Bangladesh’s export earnings continued their downward trend in December, with shipments falling 14.25% year-on-year to $3.89 billion, marking the fifth consecutive month of decline. The apparel sector, which accounts for about 85% of the country’s total export receipts, was hit particularly hard, with December shipments down by more than 14%.
According to the latest data from the Export Promotion Bureau (EPB) released on January 4, 2026, December exports were down from $4.63 billion in December 2024, reflecting weak demand in key markets such as the United States and increased competition in Europe from China and India.
Overall export earnings for the first half of the fiscal year (July–December) fell 2.19%, totaling just under $24 billion, further deepening concerns about the country's export performance.
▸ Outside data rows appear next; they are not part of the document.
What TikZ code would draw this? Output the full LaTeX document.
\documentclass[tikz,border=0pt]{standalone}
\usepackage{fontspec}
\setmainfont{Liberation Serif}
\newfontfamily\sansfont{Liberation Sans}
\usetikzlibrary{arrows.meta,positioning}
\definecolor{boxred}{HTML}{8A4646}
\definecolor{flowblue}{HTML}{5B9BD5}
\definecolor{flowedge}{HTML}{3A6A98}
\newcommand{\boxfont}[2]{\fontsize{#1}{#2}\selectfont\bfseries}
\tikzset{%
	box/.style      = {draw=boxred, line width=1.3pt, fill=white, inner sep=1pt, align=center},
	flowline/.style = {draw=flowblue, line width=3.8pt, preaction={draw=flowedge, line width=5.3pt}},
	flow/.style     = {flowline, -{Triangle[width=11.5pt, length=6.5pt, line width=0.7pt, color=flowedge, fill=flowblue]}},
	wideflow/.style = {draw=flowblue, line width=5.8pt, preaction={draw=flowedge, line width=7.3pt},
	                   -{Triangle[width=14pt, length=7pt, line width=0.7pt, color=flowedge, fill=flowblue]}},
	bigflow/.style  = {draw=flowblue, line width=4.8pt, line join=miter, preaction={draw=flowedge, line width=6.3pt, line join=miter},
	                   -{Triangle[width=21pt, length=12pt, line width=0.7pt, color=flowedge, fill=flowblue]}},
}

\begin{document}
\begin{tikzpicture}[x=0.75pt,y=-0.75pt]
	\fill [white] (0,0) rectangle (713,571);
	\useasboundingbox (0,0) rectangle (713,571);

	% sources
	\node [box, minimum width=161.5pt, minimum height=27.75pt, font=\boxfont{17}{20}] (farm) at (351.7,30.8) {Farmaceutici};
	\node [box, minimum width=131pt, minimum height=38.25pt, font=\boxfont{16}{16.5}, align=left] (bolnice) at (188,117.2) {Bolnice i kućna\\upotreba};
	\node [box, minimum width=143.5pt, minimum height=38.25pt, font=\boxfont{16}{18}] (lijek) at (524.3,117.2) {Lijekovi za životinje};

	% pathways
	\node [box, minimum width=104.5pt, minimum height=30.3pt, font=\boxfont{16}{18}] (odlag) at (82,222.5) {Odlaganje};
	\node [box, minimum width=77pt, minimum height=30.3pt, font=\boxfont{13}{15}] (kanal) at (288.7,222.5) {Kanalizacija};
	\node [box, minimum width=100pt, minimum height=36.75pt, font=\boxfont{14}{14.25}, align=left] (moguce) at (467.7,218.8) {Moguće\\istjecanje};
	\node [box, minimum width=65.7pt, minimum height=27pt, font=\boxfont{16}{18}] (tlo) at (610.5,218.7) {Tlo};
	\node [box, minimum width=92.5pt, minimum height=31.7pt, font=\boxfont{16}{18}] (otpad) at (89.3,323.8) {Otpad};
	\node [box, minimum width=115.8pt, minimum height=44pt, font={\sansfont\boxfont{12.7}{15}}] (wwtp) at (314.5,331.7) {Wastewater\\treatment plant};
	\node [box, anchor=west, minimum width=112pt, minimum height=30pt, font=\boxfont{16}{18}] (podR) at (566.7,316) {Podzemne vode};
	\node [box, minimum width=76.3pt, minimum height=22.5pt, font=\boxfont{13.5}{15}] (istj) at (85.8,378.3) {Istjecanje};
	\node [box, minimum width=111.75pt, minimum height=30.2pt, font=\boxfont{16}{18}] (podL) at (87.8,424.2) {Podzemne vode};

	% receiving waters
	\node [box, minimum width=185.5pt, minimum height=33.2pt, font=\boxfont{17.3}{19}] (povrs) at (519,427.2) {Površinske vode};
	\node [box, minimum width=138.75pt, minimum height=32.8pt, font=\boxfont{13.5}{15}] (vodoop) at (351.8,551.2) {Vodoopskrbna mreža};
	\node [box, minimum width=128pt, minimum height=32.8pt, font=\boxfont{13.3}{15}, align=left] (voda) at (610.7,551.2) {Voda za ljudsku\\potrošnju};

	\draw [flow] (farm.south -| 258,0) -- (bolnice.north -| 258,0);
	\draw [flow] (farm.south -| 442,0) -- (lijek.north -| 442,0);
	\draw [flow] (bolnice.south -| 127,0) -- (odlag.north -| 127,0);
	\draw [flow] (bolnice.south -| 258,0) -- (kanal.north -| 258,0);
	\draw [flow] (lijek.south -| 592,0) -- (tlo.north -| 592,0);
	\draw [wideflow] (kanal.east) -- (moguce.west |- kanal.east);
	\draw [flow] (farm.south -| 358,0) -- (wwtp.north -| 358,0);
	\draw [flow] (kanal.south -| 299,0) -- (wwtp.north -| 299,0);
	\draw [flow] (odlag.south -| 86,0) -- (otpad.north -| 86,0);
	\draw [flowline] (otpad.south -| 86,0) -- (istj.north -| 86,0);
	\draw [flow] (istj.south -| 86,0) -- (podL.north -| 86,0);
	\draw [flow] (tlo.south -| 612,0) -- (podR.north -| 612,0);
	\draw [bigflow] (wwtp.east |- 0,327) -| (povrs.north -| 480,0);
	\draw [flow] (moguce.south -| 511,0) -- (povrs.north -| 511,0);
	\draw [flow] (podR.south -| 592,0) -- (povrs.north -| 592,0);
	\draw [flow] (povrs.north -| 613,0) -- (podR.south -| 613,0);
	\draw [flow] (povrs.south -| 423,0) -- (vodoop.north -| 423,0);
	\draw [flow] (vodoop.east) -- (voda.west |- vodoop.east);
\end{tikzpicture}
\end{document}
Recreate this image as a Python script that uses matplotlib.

The apparel sector saw a sharp contraction, with exports totaling $3.23 billion in December, down from $3.77 billion a year earlier. While garment exports improved slightly compared to November, both knitwear and woven garment exports experienced declines. Small and medium-sized factories were particularly affected, as a steep fall in orders continues to pressure margins and production capacity.
BGMEA President Mahmud Hasan Babu attributed the slump to several factors, including reduced demand in the US market due to reciprocal tariffs imposed under the Trump administration. At the same time, China and India have ramped up their marketing efforts in the European market, increasing competition for Bangladesh’s export orders.
“The decline in demand in the US market, partly due to tariffs, has impacted our exports. Meanwhile, China and India are aggressively marketing in Europe, lowering their prices to secure orders,” Babu said. He called on the government to support businesses by providing incentives and reducing costs to improve Bangladesh’s export competitiveness.
In addition to apparel, other key export sectors also struggled. While frozen product exports rose by 3.72% over the past six months, December’s frozen product shipments fell by 21.20% year-on-year. Similarly, agricultural exports dropped by 10.30% in the first half of the year, with a 27.56% fall in December alone.
However, exports of leather goods and jute products saw some growth, with leather exports rising by 5.55% during the July–December period compared to the previous fiscal year. Engineering products such as bicycles, copper wire, and stainless steel also showed growth, though exports of plastics, footwear, and specialized textiles continued to decline.
The US’s additional 20% tariff on Bangladeshi goods has compounded the challenges, raising the total duties to 35%. This, along with lower duties for China and India, has led to aggressive pricing by these countries in the European market, further hurting Bangladesh’s competitiveness.
CPD Executive Director Fahmida Khatun warned of the broader economic impact, saying, “If export earnings continue to fall, it will create an imbalance in the balance of payments, leading to a drawdown of foreign exchange reserves to cover imports and service external debt, which is not sustainable.”
To counteract the downturn, experts suggest Bangladesh focus on diversifying its markets and products. BKMEA President Mohammad Hatem added that the global market disruption caused by new tariff rates has severely affected Bangladesh’s exports, particularly to the US. “With China and India focusing on Europe, we are losing out on orders for similar products,” he said.